- CHALLENGE
Search the material below for the string "matplotlib" and list each line that holds it.
--- Start DATA LINES ---
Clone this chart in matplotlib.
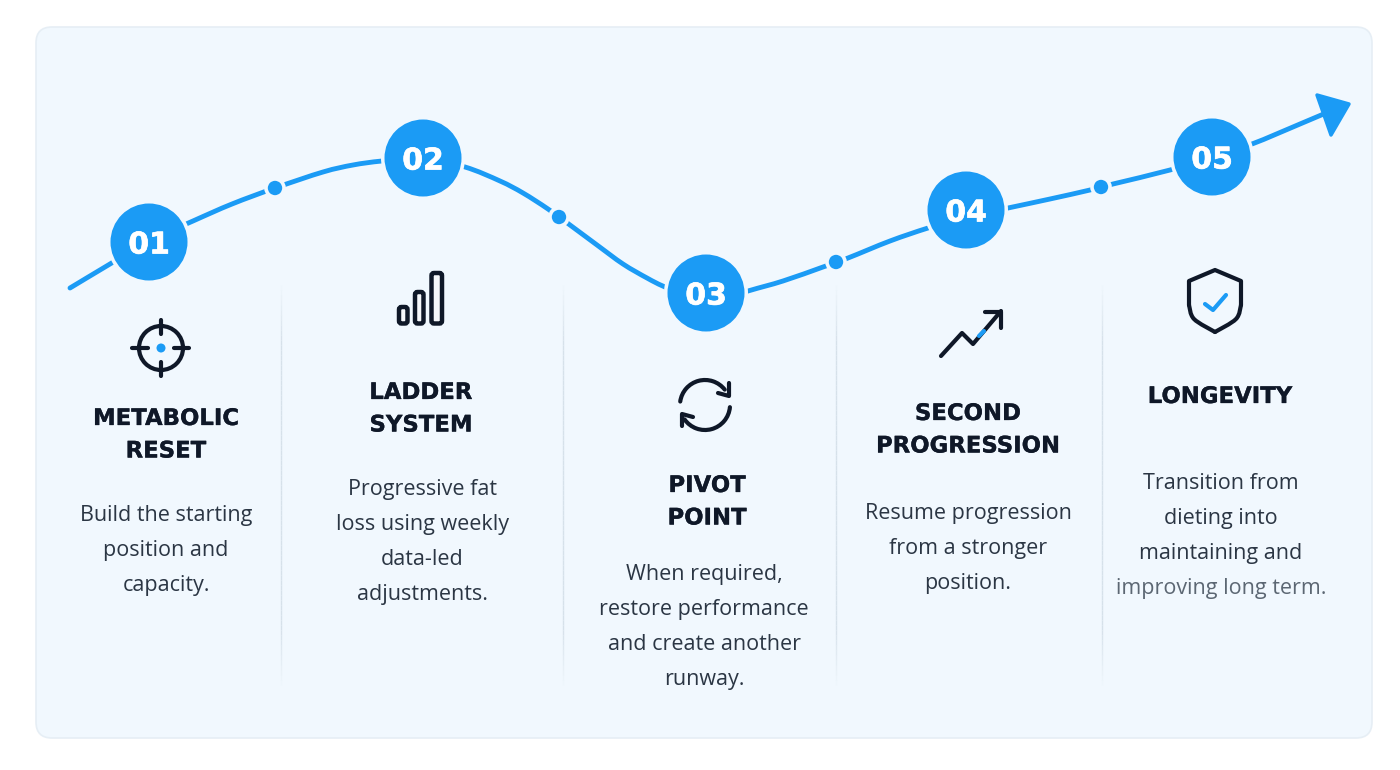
import numpy as np
import matplotlib
matplotlib.use("Agg")
import matplotlib.pyplot as plt
import matplotlib.patheffects as pe
from matplotlib.path import Path
from matplotlib.collections import LineCollection
from matplotlib.patches import Circle, FancyBboxPatch, PathPatch, Polygon, Arc

BLUE = "#1b9bf5"
DARK = "#0f1828"
BODY = "#2b3644"
PANEL = "#f1f8fe"

# courbe (pixels)
curve_x = [70, 110, 149, 193, 232, 275, 323, 353, 382, 423, 465, 500, 523, 548, 570, 597,
           623, 647, 665, 706, 748, 783, 823, 848, 890, 928, 966, 1008, 1050, 1090, 1113, 1170,
           1212, 1252, 1300, 1333]
curve_y = [288, 264, 241, 221, 204, 188, 172, 165, 161, 158, 167, 181, 193, 209, 225, 245,
           264, 278, 287, 304, 291, 281, 267, 258, 241, 228, 217, 208, 199, 190, 184, 170,
           157, 144, 124, 110]
arrow_x = [1349, 1317, 1331]
arrow_y = [104, 95, 135]

step_labels = ["01", "02", "03", "04", "05"]
step_x = [149, 423, 706, 966, 1212]
step_y = [242, 158, 293, 210, 157]
dot_x = [275, 559, 836, 1101]
dot_y = [188, 217, 262, 187]
divider_x = [281, 563, 836, 1102]

titles = [["METABOLIC", "RESET"], ["LADDER", "SYSTEM"], ["PIVOT", "POINT"],
          ["SECOND", "PROGRESSION"], ["LONGEVITY"]]
title_x = [166, 421, 707, 968, 1220]
title_y = [416, 390, 483, 411, 394]
bodies = [["Build the starting", "position and", "capacity."],
          ["Progressive fat", "loss using weekly", "data-led", "adjustments."],
          ["When required,", "restore performance", "and create another", "runway."],
          ["Resume progression", "from a stronger", "position."],
          ["Transition from", "dieting into", "maintaining and", "improving long term."]]
body_x = [166, 422, 704, 968, 1221]
body_y = [513, 487, 572, 511, 481]

bars_x = [399, 415, 431.5]
bars_w = [8.5, 8.5, 10.5]
bars_top = [307, 292, 273]
bars_bottom = 323.5
trend_x = [941, 962, 973, 1001]
trend_y = [356, 333, 344, 311]
shield_top_x = [1189, 1189, 1215, 1241, 1241]
shield_top_y = [305, 281, 270, 281, 305]
shield_right_x = [1241, 1236, 1215]
shield_right_y = [305, 319, 332]
shield_left_x = [1215, 1194, 1189]
shield_left_y = [332, 319, 305]
check_x = [1205, 1213, 1226]
check_y = [304, 310, 295]


def lisse(xs, ys):
    # passe une courbe de bezier par les points lus
    pts = np.column_stack([xs, ys]).astype(float)
    verts = [pts[0]]
    codes = [Path.MOVETO]
    for i in range(len(pts) - 1):
        p0 = pts[max(i - 1, 0)]
        p1 = pts[i]
        p2 = pts[i + 1]
        p3 = pts[min(i + 2, len(pts) - 1)]
        verts += [p1 + (p2 - p0) / 6, p2 - (p3 - p1) / 6, p2]
        codes += [Path.CURVE4] * 3
    return Path(verts, codes)


fig = plt.figure(figsize=(14, 7.7), dpi=100, facecolor="white")
ax = fig.add_axes([0, 0, 1, 1])
ax.set_xlim(0, 1400)
ax.set_ylim(770, 0)
ax.axis("off")

ax.add_patch(FancyBboxPatch((50, 41), 1308, 683, boxstyle="round,pad=14,rounding_size=16",
                            fc=PANEL, ec="#e6eef5", lw=1.2, zorder=0))

# separateurs, qui s'effacent aux deux bouts
ys = np.arange(280, 686, 5)
fade = np.clip(np.minimum(ys - 280, 685 - ys) / 60, 0, 1)
for x in divider_x:
    segs = [[(x, a), (x, a + 5)] for a in ys[:-1]]
    lc = LineCollection(segs, colors="#d6e1ea", linewidths=1.0, alpha=fade[:-1], zorder=1)
    ax.add_collection(lc)

# courbe et fleche
ax.add_patch(PathPatch(lisse(curve_x, curve_y), fc="none", ec=BLUE, lw=3.5,
                       capstyle="round", zorder=2))
ax.add_patch(Polygon(np.column_stack([arrow_x, arrow_y]), closed=True, fc=BLUE, ec=BLUE,
                     lw=2.5, joinstyle="round", zorder=3))

for x, y in zip(dot_x, dot_y):
    ax.add_patch(Circle((x, y), 9, fc=BLUE, ec=PANEL, lw=2.6, zorder=4))
for x, y, lab in zip(step_x, step_y, step_labels):
    ax.add_patch(Circle((x, y), 42, fc=PANEL, ec="none", zorder=4))
    ax.add_patch(Circle((x, y), 38.5, fc=BLUE, ec="none", zorder=5))
    t = ax.text(x, y, lab, color="white", fontsize=21.5, fontweight="bold",
                family="DejaVu Sans", ha="center", va="center_baseline", zorder=6)
    t.set_path_effects([pe.withStroke(linewidth=0.5, foreground="white")])

# textes
for x, y, lines in zip(title_x, title_y, titles):
    for i, line in enumerate(lines):
        t = ax.text(x, y + i * 32.5, line, color=DARK, fontsize=16.4, fontweight="bold",
                    family="DejaVu Sans", ha="center", va="center_baseline")
        t.set_path_effects([pe.withStroke(linewidth=0.2, foreground=DARK)])
for x, y, lines in zip(body_x, body_y, bodies):
    for i, line in enumerate(lines):
        col = "#5c6773" if line.startswith("improving") else BODY
        ax.text(x, y + i * 34.9, line, color=col, fontsize=15.5,
                family="Open Sans", ha="center", va="center_baseline")

icon = dict(color=DARK, lw=3.0, solid_capstyle="round", solid_joinstyle="round", zorder=3)
ring = dict(fc="none", ec=DARK, lw=3.0)

# icone cible
ax.add_patch(Circle((161, 348), 22, **ring))
ax.add_patch(Circle((161, 348), 4.5, fc=BLUE, ec="none"))
ax.plot([161, 161], [320, 334], **icon)
ax.plot([161, 161], [362, 376], **icon)
ax.plot([132, 148], [348, 348], **icon)
ax.plot([174, 189], [348, 348], **icon)

# icone barres
for x, w, top in zip(bars_x, bars_w, bars_top):
    ax.add_patch(FancyBboxPatch((x + 2, top + 2), w - 4, bars_bottom - top - 4,
                                boxstyle="round,pad=2,rounding_size=2.5", fc="#f6f8fb",
                                ec=DARK, lw=3.2))

# icone fleches circulaires
ax.add_patch(Arc((705, 405), 50, 50, theta1=188, theta2=322, capstyle="round", ec=DARK, lw=3.0))
ax.add_patch(Arc((705, 405), 50, 50, theta1=5, theta2=145, capstyle="round", ec=DARK, lw=3.0))
ax.plot([729, 729, 718], [383, 396, 393], **icon)
ax.plot([682, 682, 693], [426, 414, 417], **icon)

# icone tendance
ax.plot(trend_x, trend_y, **icon)
ax.plot([985, 1001, 1001], [312, 312, 328], **icon)
ax.plot([979, 984], [336, 331], color=BLUE, lw=3.0, solid_capstyle="round", zorder=4)

# icone bouclier
ax.plot(shield_top_x, shield_top_y, **icon)
ax.add_patch(PathPatch(lisse(shield_right_x, shield_right_y), capstyle="round", **ring))
ax.add_patch(PathPatch(lisse(shield_left_x, shield_left_y), capstyle="round", **ring))
ax.plot(check_x, check_y, color=BLUE, lw=3.0, solid_capstyle="round", solid_joinstyle="round")

fig.savefig("out.png", dpi=100)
--- End DATA LINES ---
- RESULT BELOW
Clone this chart in matplotlib.
import matplotlib
matplotlib.use("Agg")
import matplotlib.pyplot as plt
import matplotlib.patheffects as pe
from matplotlib.path import Path
from matplotlib.collections import LineCollection
from matplotlib.patches import Circle, FancyBboxPatch, PathPatch, Polygon, Arc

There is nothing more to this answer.